小細胞癌
・肺癌の15-20%、肺野型肺癌の4-12%。喫煙との関連性がある。
・小型の細胞からなる神経内分泌系の悪性上皮性腫瘍。
・90%で中枢気管支に好発する。末梢にも発生。
・気管支上皮を破壊し、粘膜下・気管支周囲へ進展。粘膜下を這うように発育進展する傾向がある。そのため、扁平上皮癌と比べて気管支腔内への進展は弱く、閉塞性肺炎や無気肺はきたしにくい傾向がある。
・悪性度が高く、経過が早く、血行性転移を来しやすい。
・脳、肝、骨、副腎などに転移を来す。
・粘膜下を主体とした腫瘤を形成し、長軸方向へ進展する。
・早期からリンパ路に進展し(リンパ行性増殖)、診断時には、リンパ節転移や遠隔転移を来している事が多い。
・限局型LD(limited disease)は癌が一側肺に限局し、鎖骨上窩リンパ節を越えない(同側肺門、両側縦隔、両側の鎖骨上窩のリンパ節に限局)もの。

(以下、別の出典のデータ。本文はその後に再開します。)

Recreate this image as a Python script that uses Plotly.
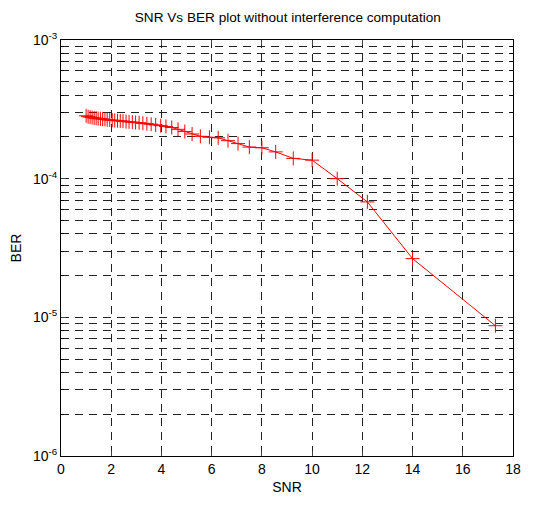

・進展型ED(extensive disease)は癌がこの範囲を超えるものと定義される。
・腫瘍マーカーとしては、NSE、Pro-GRPがある。
・またACTH、ADHなどのペプチドホルモン産生により腫瘍随伴症候群をきたすことがある。
小細胞癌の進展形式の分類
Ⅰ型:気管支の長軸に沿って気管支樹の形態をとる型。
Ⅱ型:深達進展が主体で腫瘤を形成する型。
Ⅲ型:Ⅰ型とⅡ型の混合型。
Ⅳ型:末梢肺に腫瘤を形成する型。
画像所見
・肺門型の肺癌が多い。
・肺門・縦隔リンパ節腫大を呈する。主腫瘍が肺門部の転移リンパ節と一塊となってみられることが多い。
・リンパ行性増殖を呈し、気管支血管束の肥厚、気管支内腔の狭窄・閉塞をきたす。
症例 70歳代男性
肺野型小細胞癌
・辺縁明瞭、円形〜軽度分葉。肺小細胞癌の5%。
・圧排性発育、周囲構造圧排性変化。
・間質反応・線維化や壊死は稀。
・内部は均一で、air bronchogramや空洞はまれ。
・周囲すりガラス陰影は稀。
・肺野発声でも高度なリンパ節腫大をきたすことがしばしばある。
・予後は 原発巣のみで、リンパ節転移や、遠隔転移がなければ外科切除+化学療法で良好な予後が期待できる。